▶ [STATED GOAL]:
Set down all of the data that follows word for word, without the images.

▶ [DATA SHOWN]:
========
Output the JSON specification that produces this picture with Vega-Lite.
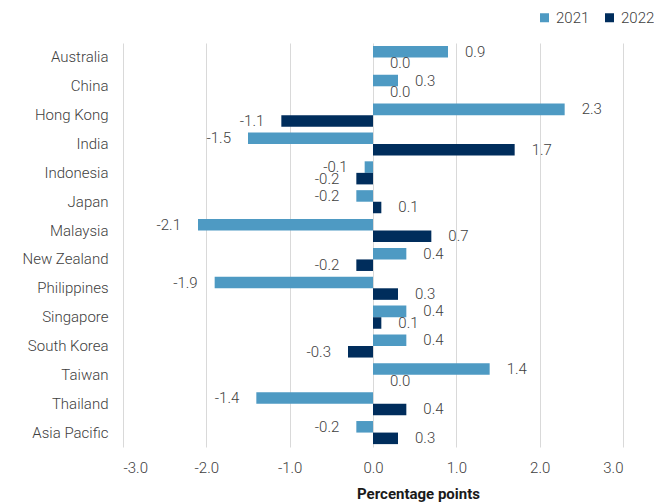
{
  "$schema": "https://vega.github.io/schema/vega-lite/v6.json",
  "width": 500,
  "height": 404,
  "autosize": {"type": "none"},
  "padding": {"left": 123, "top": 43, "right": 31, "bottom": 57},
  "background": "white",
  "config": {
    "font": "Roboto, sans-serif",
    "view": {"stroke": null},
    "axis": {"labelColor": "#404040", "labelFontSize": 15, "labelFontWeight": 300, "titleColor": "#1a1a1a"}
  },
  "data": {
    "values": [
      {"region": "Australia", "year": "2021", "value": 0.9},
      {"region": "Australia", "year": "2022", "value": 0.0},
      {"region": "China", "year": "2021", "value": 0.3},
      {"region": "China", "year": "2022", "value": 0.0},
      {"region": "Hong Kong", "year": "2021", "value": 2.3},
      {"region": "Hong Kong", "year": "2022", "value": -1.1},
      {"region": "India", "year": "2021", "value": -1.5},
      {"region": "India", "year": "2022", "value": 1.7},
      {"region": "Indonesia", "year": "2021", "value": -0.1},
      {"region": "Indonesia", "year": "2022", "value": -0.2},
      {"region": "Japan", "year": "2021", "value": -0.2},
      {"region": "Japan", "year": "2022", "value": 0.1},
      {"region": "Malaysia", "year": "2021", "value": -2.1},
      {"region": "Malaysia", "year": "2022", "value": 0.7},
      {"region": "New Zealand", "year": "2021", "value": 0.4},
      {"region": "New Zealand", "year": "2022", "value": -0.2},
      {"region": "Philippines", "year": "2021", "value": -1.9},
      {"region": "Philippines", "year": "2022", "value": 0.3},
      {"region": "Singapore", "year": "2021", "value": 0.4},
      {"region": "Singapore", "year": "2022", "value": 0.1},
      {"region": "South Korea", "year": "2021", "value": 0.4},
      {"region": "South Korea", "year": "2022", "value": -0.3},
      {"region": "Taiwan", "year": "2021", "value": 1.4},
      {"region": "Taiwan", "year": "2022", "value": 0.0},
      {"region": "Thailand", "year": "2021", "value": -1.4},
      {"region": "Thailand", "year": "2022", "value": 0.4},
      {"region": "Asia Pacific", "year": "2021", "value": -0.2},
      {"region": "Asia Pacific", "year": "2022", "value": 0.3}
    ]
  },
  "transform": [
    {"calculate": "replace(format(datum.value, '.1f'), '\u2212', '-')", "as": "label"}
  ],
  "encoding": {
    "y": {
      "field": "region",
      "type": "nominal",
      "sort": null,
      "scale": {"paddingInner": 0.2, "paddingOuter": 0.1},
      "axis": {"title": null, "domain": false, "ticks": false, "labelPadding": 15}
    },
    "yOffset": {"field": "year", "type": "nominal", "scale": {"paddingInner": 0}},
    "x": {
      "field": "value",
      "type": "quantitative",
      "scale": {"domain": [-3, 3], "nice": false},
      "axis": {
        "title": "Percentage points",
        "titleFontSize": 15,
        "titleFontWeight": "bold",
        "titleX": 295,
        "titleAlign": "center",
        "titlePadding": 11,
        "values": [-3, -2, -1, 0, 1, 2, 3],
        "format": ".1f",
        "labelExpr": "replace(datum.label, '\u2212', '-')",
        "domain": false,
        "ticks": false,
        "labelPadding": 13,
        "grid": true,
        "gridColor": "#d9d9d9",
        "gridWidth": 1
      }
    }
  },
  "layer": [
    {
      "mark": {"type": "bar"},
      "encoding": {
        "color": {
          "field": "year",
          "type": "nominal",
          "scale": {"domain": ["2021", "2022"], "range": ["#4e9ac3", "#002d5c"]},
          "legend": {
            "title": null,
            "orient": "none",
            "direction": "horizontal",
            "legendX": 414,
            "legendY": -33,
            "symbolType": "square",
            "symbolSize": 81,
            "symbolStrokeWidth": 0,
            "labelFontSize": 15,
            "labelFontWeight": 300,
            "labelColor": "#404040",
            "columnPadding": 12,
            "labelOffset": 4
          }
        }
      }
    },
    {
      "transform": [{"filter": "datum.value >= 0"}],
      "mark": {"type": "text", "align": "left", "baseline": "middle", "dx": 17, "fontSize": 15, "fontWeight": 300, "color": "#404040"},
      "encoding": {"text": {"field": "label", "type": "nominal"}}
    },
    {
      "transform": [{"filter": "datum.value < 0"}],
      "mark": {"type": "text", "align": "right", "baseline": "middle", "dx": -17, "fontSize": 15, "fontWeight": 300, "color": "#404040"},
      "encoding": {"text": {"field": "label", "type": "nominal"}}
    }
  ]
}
========
▶ [SOLUTION TO THIS TASK]:
Output the JSON specification that produces this picture with Vega-Lite.
{
  "$schema": "https://vega.github.io/schema/vega-lite/v6.json",
  "width": 500,
  "height": 404,
  "autosize": {"type": "none"},
  "padding": {"left": 123, "top": 43, "right": 31, "bottom": 57},
  "background": "white",
  "config": {
    "font": "Roboto, sans-serif",
    "view": {"stroke": null},
    "axis": {"labelColor": "#404040", "labelFontSize": 15, "labelFontWeight": 300, "titleColor": "#1a1a1a"}
  },
  "data": {
    "values": [
      {"region": "Australia", "year": "2021", "value": 0.9},
      {"region": "Australia", "year": "2022", "value": 0.0},
      {"region": "China", "year": "2021", "value": 0.3},
      {"region": "China", "year": "2022", "value": 0.0},
      {"region": "Hong Kong", "year": "2021", "value": 2.3},
      {"region": "Hong Kong", "year": "2022", "value": -1.1},
      {"region": "India", "year": "2021", "value": -1.5},
      {"region": "India", "year": "2022", "value": 1.7},
      {"region": "Indonesia", "year": "2021", "value": -0.1},
      {"region": "Indonesia", "year": "2022", "value": -0.2},
      {"region": "Japan", "year": "2021", "value": -0.2},
      {"region": "Japan", "year": "2022", "value": 0.1},
      {"region": "Malaysia", "year": "2021", "value": -2.1},
      {"region": "Malaysia", "year": "2022", "value": 0.7},
      {"region": "New Zealand", "year": "2021", "value": 0.4},
      {"region": "New Zealand", "year": "2022", "value": -0.2},
      {"region": "Philippines", "year": "2021", "value": -1.9},
      {"region": "Philippines", "year": "2022", "value": 0.3},
      {"region": "Singapore", "year": "2021", "value": 0.4},
      {"region": "Singapore", "year": "2022", "value": 0.1},
      {"region": "South Korea", "year": "2021", "value": 0.4},
      {"region": "South Korea", "year": "2022", "value": -0.3},
      {"region": "Taiwan", "year": "2021", "value": 1.4},
      {"region": "Taiwan", "year": "2022", "value": 0.0},
      {"region": "Thailand", "year": "2021", "value": -1.4},
      {"region": "Thailand", "year": "2022", "value": 0.4},
      {"region": "Asia Pacific", "year": "2021", "value": -0.2},
      {"region": "Asia Pacific", "year": "2022", "value": 0.3}
    ]
  },
  "transform": [
    {"calculate": "replace(format(datum.value, '.1f'), '\u2212', '-')", "as": "label"}
  ],
  "encoding": {
    "y": {
      "field": "region",
      "type": "nominal",
      "sort": null,
      "scale": {"paddingInner": 0.2, "paddingOuter": 0.1},
      "axis": {"title": null, "domain": false, "ticks": false, "labelPadding": 15}
    },
    "yOffset": {"field": "year", "type": "nominal", "scale": {"paddingInner": 0}},
    "x": {
      "field": "value",
      "type": "quantitative",
      "scale": {"domain": [-3, 3], "nice": false},
      "axis": {
        "title": "Percentage points",
        "titleFontSize": 15,
        "titleFontWeight": "bold",
        "titleX": 295,
        "titleAlign": "center",
        "titlePadding": 11,
        "values": [-3, -2, -1, 0, 1, 2, 3],
        "format": ".1f",
        "labelExpr": "replace(datum.label, '\u2212', '-')",
        "domain": false,
        "ticks": false,
        "labelPadding": 13,
        "grid": true,
        "gridColor": "#d9d9d9",
        "gridWidth": 1
      }
    }
  },
  "layer": [
    {
      "mark": {"type": "bar"},
      "encoding": {
        "color": {
          "field": "year",
          "type": "nominal",
          "scale": {"domain": ["2021", "2022"], "range": ["#4e9ac3", "#002d5c"]},
          "legend": {
            "title": null,
            "orient": "none",
            "direction": "horizontal",
            "legendX": 414,
            "legendY": -33,
            "symbolType": "square",
            "symbolSize": 81,
            "symbolStrokeWidth": 0,
            "labelFontSize": 15,
            "labelFontWeight": 300,
            "labelColor": "#404040",
            "columnPadding": 12,
            "labelOffset": 4
          }
        }
      }
    },
    {
      "transform": [{"filter": "datum.value >= 0"}],
      "mark": {"type": "text", "align": "left", "baseline": "middle", "dx": 17, "fontSize": 15, "fontWeight": 300, "color": "#404040"},
      "encoding": {"text": {"field": "label", "type": "nominal"}}
    },
    {
      "transform": [{"filter": "datum.value < 0"}],
      "mark": {"type": "text", "align": "right", "baseline": "middle", "dx": -17, "fontSize": 15, "fontWeight": 300, "color": "#404040"},
      "encoding": {"text": {"field": "label", "type": "nominal"}}
    }
  ]
}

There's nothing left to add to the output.